I've been doing web development for some time, but server admin has never been part of my job. I'm finding that more and more I need to learn about what is going on under the hood. Looking at server logs and stuff, I'm seeing some interesting things and learning a lot, but I just don't know what a "normal" server looks like, so it's hard for me to judge how our machine is doing by comparison.
We are running Apache (2.0.54) on Red Hat with JRun (4.0). Most of our content is ColdFusion, with a little PHP thrown in. Google analytics says we have about 1,500,000 page views a month and Apache typically reports 5-7 requests per second.
If I do top
on the server it says it's been running for over 700 days. But our Apache instance crashes regularly. Uptime of 3 days would be a long time for our server. I'd say 48 hours would be normal before Apache needs to be rebooted.

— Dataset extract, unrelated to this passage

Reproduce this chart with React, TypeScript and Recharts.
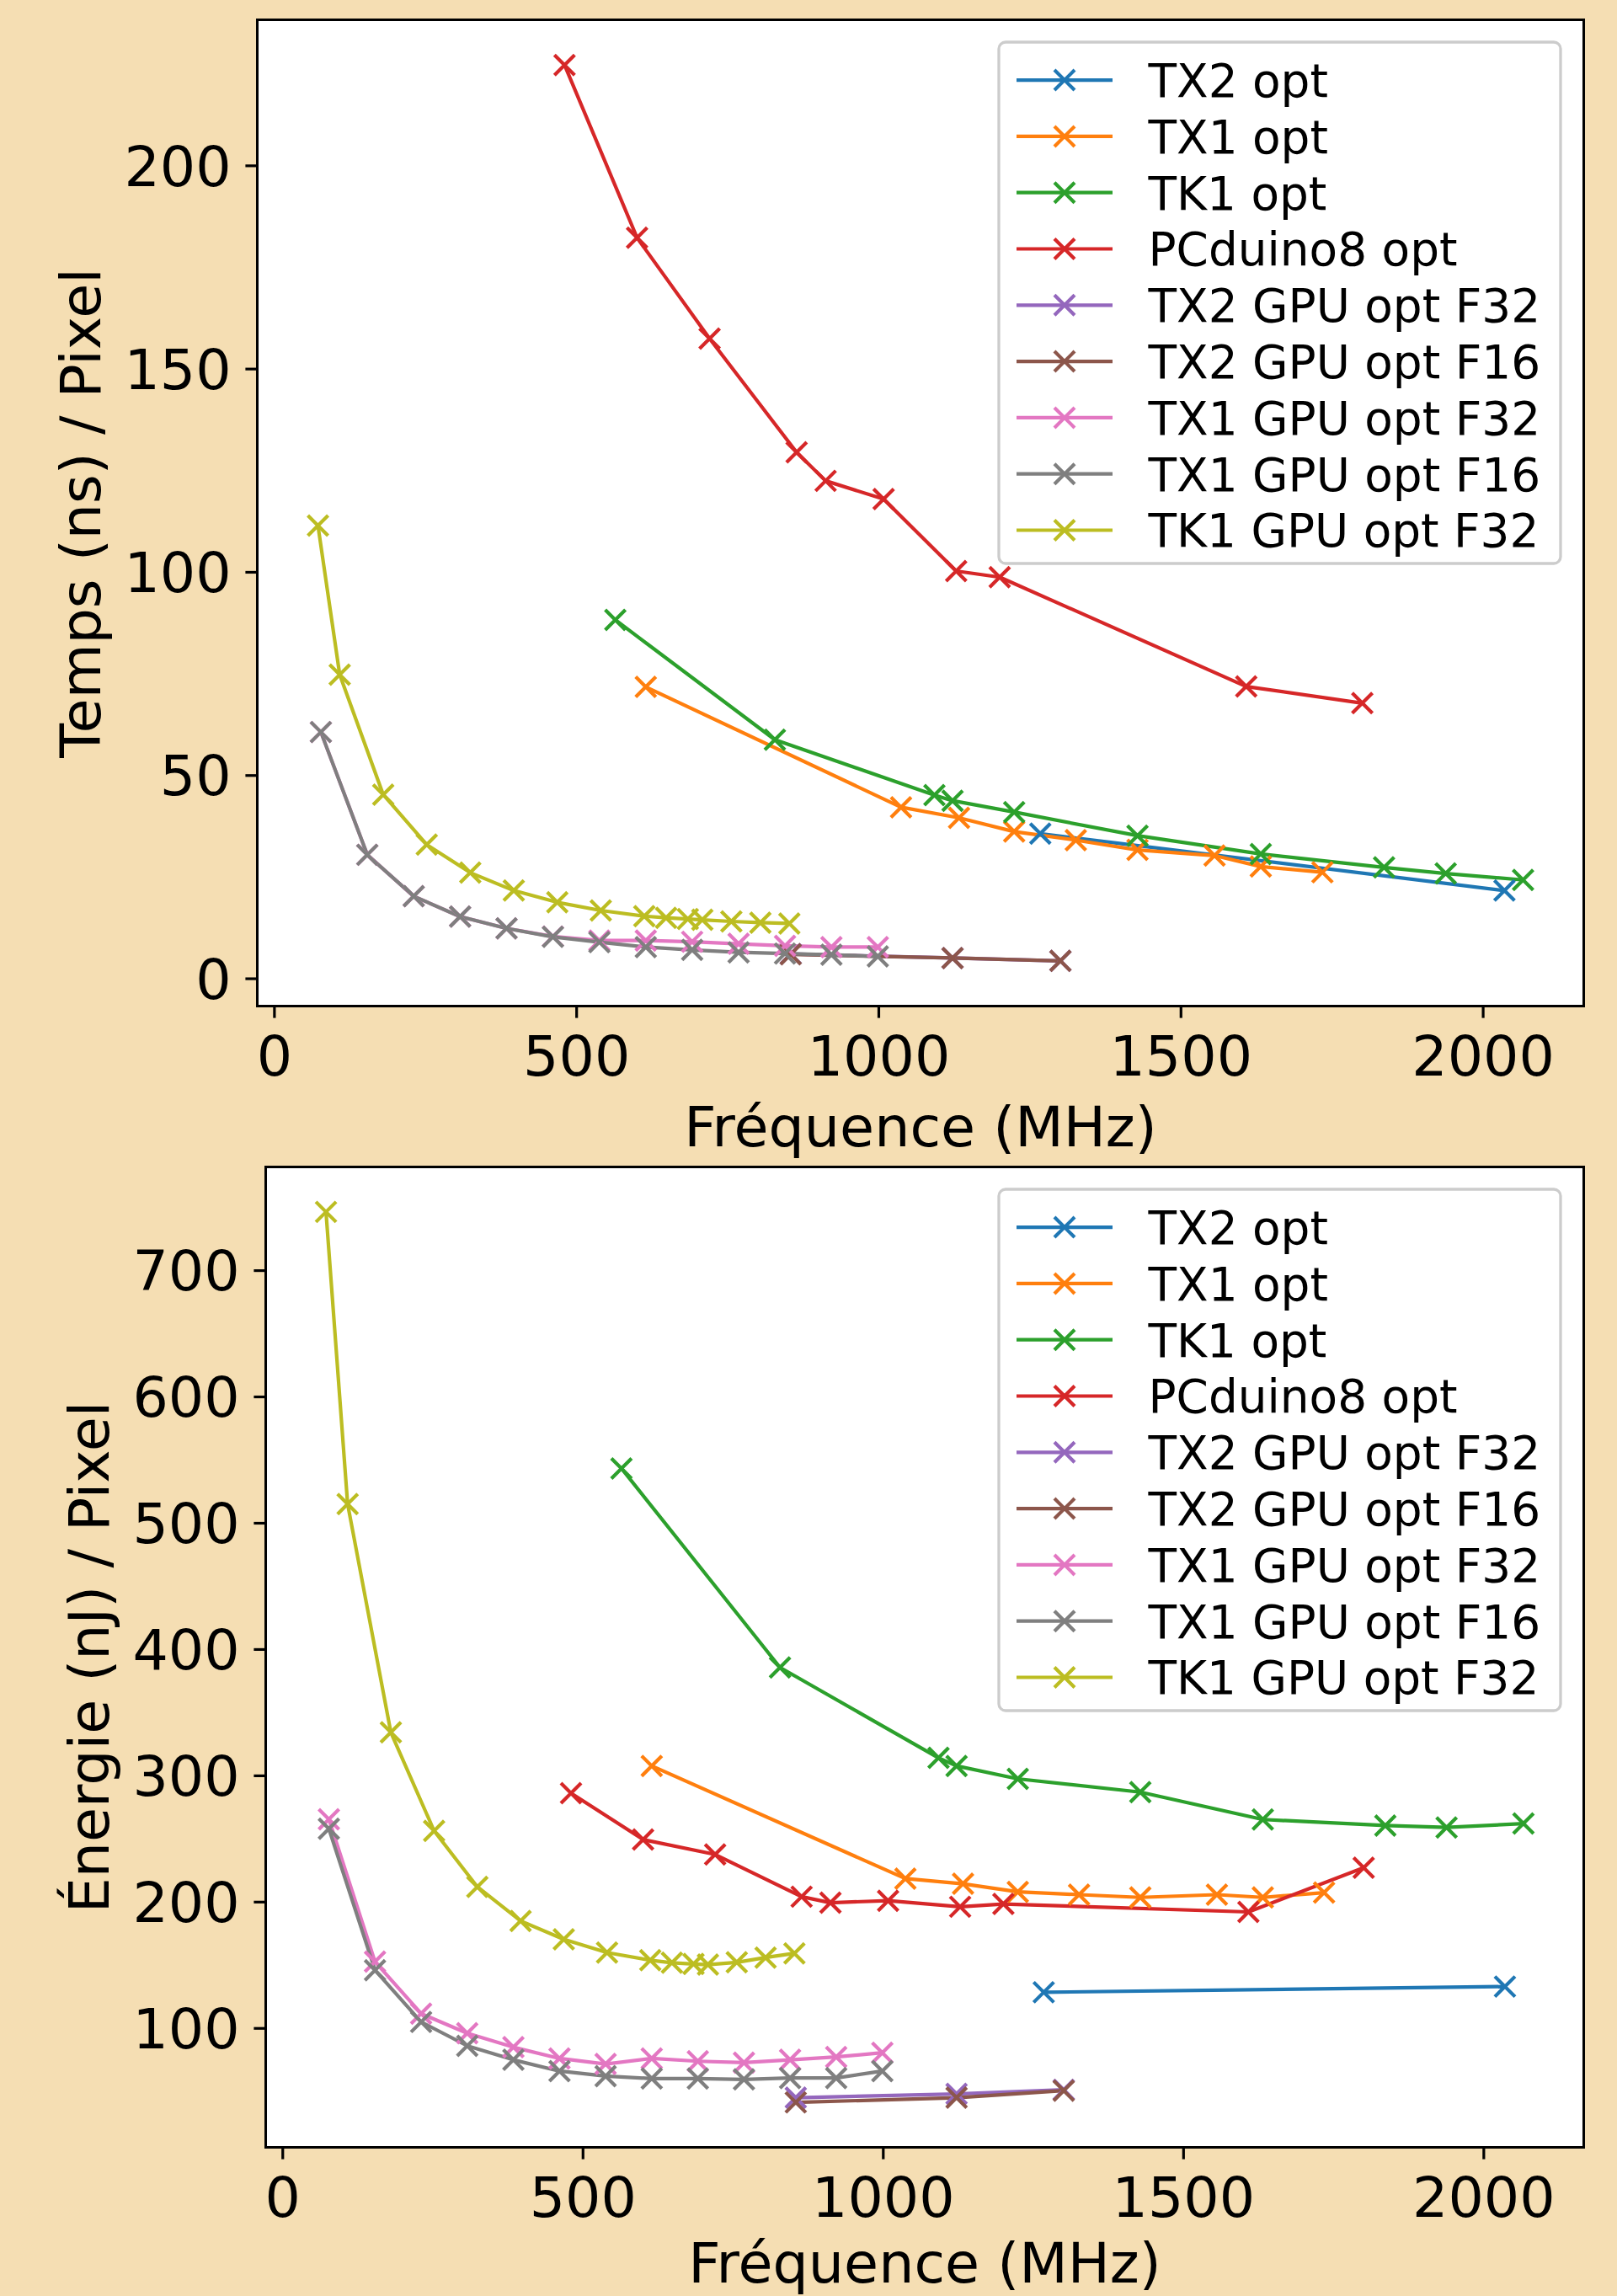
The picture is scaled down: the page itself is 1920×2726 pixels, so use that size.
import React from 'react';
import { LineChart, Line, XAxis, YAxis } from 'recharts';

const names = [
  'TX2 opt',
  'TX1 opt',
  'TK1 opt',
  'PCduino8 opt',
  'TX2 GPU opt F32',
  'TX2 GPU opt F16',
  'TX1 GPU opt F32',
  'TX1 GPU opt F16',
  'TK1 GPU opt F32',
];
const colors = ['#1f77b4', '#ff7f0e', '#2ca02c', '#d62728', '#9467bd', '#8c564b', '#e377c2', '#7f7f7f', '#bcbd22'];

// fréquences (MHz)
const freqTX2 = [1267.2, 2035.2];
const freqTX1 = [614.4, 1036.8, 1132.8, 1224, 1326, 1428, 1555.5, 1632, 1734];
const freqTK1 = [564, 828, 1092, 1122, 1224, 1428, 1632, 1836, 1938, 2066];
const freqPCduino = [480, 600, 720, 864, 912, 1008, 1128, 1200, 1608, 1800];
const freqTX2Gpu = [854.25, 1122, 1300.5];
const freqTX1Gpu = [76.8, 153.6, 230.4, 307.2, 384, 460.8, 537.6, 614.4, 691.2, 768, 844.8, 921.6, 998.4];
const freqTK1Gpu = [72, 108, 180, 252, 324, 396, 468, 540, 612, 648, 684, 708, 756, 804, 852];

// temps (ns) / pixel
const tempsTX2 = [35.7, 21.7];
const tempsTX1 = [71.8, 42.2, 39.6, 36.2, 34.1, 31.7, 30.3, 27.6, 26.2];
const tempsTK1 = [88.3, 58.8, 45.2, 43.8, 41.0, 35.2, 30.7, 27.4, 25.9, 24.3];
const tempsPCduino = [224.8, 182.3, 157.5, 129.5, 122.5, 118.0, 100.3, 98.8, 71.9, 67.8];
const tempsTX2GpuF32 = [6.1, 5.1, 4.4];
const tempsTX2GpuF16 = [6.0, 5.1, 4.4];
const tempsTX1GpuF32 = [60.7, 30.5, 20.3, 15.3, 12.4, 10.4, 9.4, 9.4, 9.1, 8.6, 8.1, 7.8, 7.8];
const tempsTX1GpuF16 = [60.7, 30.5, 20.3, 15.3, 12.4, 10.3, 9.0, 7.8, 7.1, 6.5, 6.2, 5.9, 5.5];
const tempsTK1Gpu = [111.5, 74.8, 45.3, 33.0, 26.1, 21.7, 18.8, 16.8, 15.4, 15.0, 14.7, 14.5, 14.1, 13.8, 13.6];

// énergie (nJ) / pixel
const energieTX2 = [128.6, 133.1];
const energieTX1 = [307.8, 218.6, 214.5, 208.1, 205.9, 203.7, 205.9, 203.7, 207.5];
const energieTK1 = [543.4, 385.8, 314.2, 307.8, 297.6, 287.1, 265.4, 260.6, 259.1, 262.2];
const energiePCduino = [286.2, 249.5, 237.7, 204.3, 199.5, 201.1, 196.3, 198.5, 192.2, 227.2];
const energieTX2GpuF32 = [45.1, 48.1, 51.4];
const energieTX2GpuF16 = [41.4, 45.1, 50.7];
const energieTX1GpuF32 = [265.6, 152.8, 111.7, 96.2, 85.1, 76.2, 71.8, 76.2, 74.0, 72.9, 75.1, 77.4, 80.7];
const energieTX1GpuF16 = [258.0, 146.1, 105.1, 86.2, 75.1, 66.2, 62.2, 60.3, 60.3, 59.6, 60.7, 60.7, 66.2];
const energieTK1Gpu = [746.5, 515.2, 334.4, 256.4, 212.1, 185.1, 170.5, 160.0, 154.0, 152.0, 151.0, 150.5, 152.3, 156.1, 159.4];

const freqTicks = [0, 500, 1000, 1500, 2000];
const tempsTicks = [0, 50, 100, 150, 200];
const energieTicks = [100, 200, 300, 400, 500, 600, 700];

const freqs = [freqTX2, freqTX1, freqTK1, freqPCduino, freqTX2Gpu, freqTX2Gpu, freqTX1Gpu, freqTX1Gpu, freqTK1Gpu];
const temps = [tempsTX2, tempsTX1, tempsTK1, tempsPCduino, tempsTX2GpuF32, tempsTX2GpuF16, tempsTX1GpuF32, tempsTX1GpuF16, tempsTK1Gpu];
const energies = [
  energieTX2, energieTX1, energieTK1, energiePCduino, energieTX2GpuF32,
  energieTX2GpuF16, energieTX1GpuF32, energieTX1GpuF16, energieTK1Gpu,
];

const FONT = 'DejaVu Sans';
const LW = 4.2;
const TICK_FS = 66.67;
const PLOT_RIGHT = 1880;

// autoscale like matplotlib: 5% margins around the data
const padded = (lists: number[][]): [number, number] => {
  const all = lists.flat();
  const lo = Math.min(...all);
  const hi = Math.max(...all);
  const m = (hi - lo) * 0.05;
  return [lo - m, hi + m];
};

const xDomain = padded(freqs);

const toPoints = (xs: number[], ys: number[]) => xs.map((x, i) => ({ x, y: ys[i] }));

const cross = (color: string) => (p: any) => {
  const { cx, cy, index } = p;
  const s = 12;
  if (cx == null || cy == null) return <g key={`m${index}`} />;
  return (
    <path
      key={`m${index}`}
      d={`M${cx - s},${cy - s}L${cx + s},${cy + s}M${cx - s},${cy + s}L${cx + s},${cy - s}`}
      stroke={color}
      strokeWidth={LW}
      fill="none"
    />
  );
};

type PanelProps = {
  top: number;
  height: number;
  left: number;
  plotTop: number;
  plotBottom: number;
  values: number[][];
  yTicks: number[];
};

const Panel = ({ top, height, left, plotTop, plotBottom, values, yTicks }: PanelProps) => {
  const yDomain = padded(values);
  return (
    <>
      <div
        style={{
          position: 'absolute',
          left: left - 1.6,
          top: top + plotTop - 1.6,
          width: PLOT_RIGHT - left + 3.2,
          height: plotBottom - plotTop + 3.2,
          background: '#fff',
          border: '3.2px solid #000',
          boxSizing: 'border-box',
        }}
      />
      <div style={{ position: 'absolute', left: 0, top }}>
        <LineChart width={1920} height={height} margin={{ top: plotTop, right: 1920 - PLOT_RIGHT, bottom: 0, left: 0 }}>
          <XAxis
            dataKey="x"
            type="number"
            domain={xDomain}
            allowDataOverflow
            ticks={freqTicks}
            interval={0}
            height={height - plotBottom}
            axisLine={false}
            tickLine={{ stroke: '#000', strokeWidth: 3.2 }}
            tickSize={14.6}
            tickMargin={20.8}
            tick={{ fill: '#000', fontSize: TICK_FS, fontFamily: FONT }}
          />
          <YAxis
            type="number"
            domain={yDomain}
            allowDataOverflow
            ticks={yTicks}
            interval={0}
            width={left}
            axisLine={false}
            tickLine={{ stroke: '#000', strokeWidth: 3.2 }}
            tickSize={14.6}
            tickMargin={16.7}
            tick={{ fill: '#000', fontSize: TICK_FS, fontFamily: FONT }}
          />
          {names.map((n, i) => (
            <Line
              key={n}
              name={n}
              data={toPoints(freqs[i], values[i])}
              dataKey="y"
              type="linear"
              stroke={colors[i]}
              strokeWidth={LW}
              strokeLinejoin="round"
              dot={cross(colors[i])}
              activeDot={false}
              isAnimationActive={false}
            />
          ))}
        </LineChart>
      </div>
    </>
  );
};

const LegendBox = ({ y }: { y: number }) => (
  <g>
    <rect x={1186} y={y} width={667} height={619} rx={8} fill="rgba(255,255,255,0.8)" stroke="#cccccc" strokeWidth={3.3} />
    {names.map((n, i) => {
      const cy = y + 45.1 + i * 66.8;
      const s = 12;
      return (
        <g key={n}>
          <line x1={1207} x2={1321} y1={cy} y2={cy} stroke={colors[i]} strokeWidth={LW} />
          <path
            d={`M${1264 - s},${cy - s}L${1264 + s},${cy + s}M${1264 - s},${cy + s}L${1264 + s},${cy - s}`}
            stroke={colors[i]}
            strokeWidth={LW}
            fill="none"
          />
          <text x={1363.5} y={cy + 19.9} fontSize={54.9} fill="#000">
            {n}
          </text>
        </g>
      );
    })}
  </g>
);

const App = () => {
  return (
    <div
      style={{
        position: 'absolute',
        left: 0,
        top: 0,
        width: 1920,
        height: 2726,
        background: '#f5deb3',
        overflow: 'hidden',
        fontFamily: FONT,
      }}
    >
      <Panel top={0} height={1380} left={306} plotTop={24} plotBottom={1194} values={temps} yTicks={tempsTicks} />
      <Panel top={1380} height={1346} left={316} plotTop={6} plotBottom={1169} values={energies} yTicks={energieTicks} />
      <svg width={1920} height={2726} style={{ position: 'absolute', left: 0, top: 0 }} fontFamily={FONT}>
        <text x={1093} y={1360.7} textAnchor="middle" fontSize={TICK_FS} fill="#000">
          Fréquence (MHz)
        </text>
        <text x={1098} y={2710} textAnchor="middle" fontSize={TICK_FS} fill="#000">
          Fréquence (MHz)
        </text>
        <text transform="translate(119.3,609) rotate(-90)" textAnchor="middle" fontSize={TICK_FS} fill="#000">
          Temps (ns) / Pixel
        </text>
        <text transform="translate(129.3,1967.5) rotate(-90)" textAnchor="middle" fontSize={TICK_FS} fill="#000">
          Énergie (nJ) / Pixel
        </text>
        <LegendBox y={50} />
        <LegendBox y={1412} />
      </svg>
    </div>
  );
};

export default App;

I'm keen to hear others say from their experience if that is good or bad. I suspect bad, but I don't have anything to compare it to.
And if this is bad, can anyone point me in the direction of some online resources where I can start learning how to fix this?
Apache will usually not crash or need to be restarted for most scenarios. Regular deaths suggest an issue with a module, configuration issue or resource problem. A good start would be the (error-) logs of apache, they usually reside in /var/log/apache or similar (see server config).
Also, Apache 2.0.54 is quite outdated, you should update this as soon as possible. Try checking with the changelog if one of the fixes might apply to your environment.
If your server uptime is 700 days, then you probably haven't updated your kernel in quite a while. Part of a server admin's job (not sure if that's you or somebody else) should be installing necessary updates, so you might want to look into that, too.
As Jan said, Apache should not be crashing regularly. 5-7 requests/second is no big load. Besides error logs, you might also want to look at /var/log/messages at the time of your crash - sometimes I have seen segfaults show up there.
700 days uptime is a lot, and as Jan says apache 2.0.54 isn't exactly recent. Before tracing any apache issues i'd upgrade the system to whatever the current packages for your rhel release are, and reboot. It's highly possible that a bug that's causing this problem has already been fixed.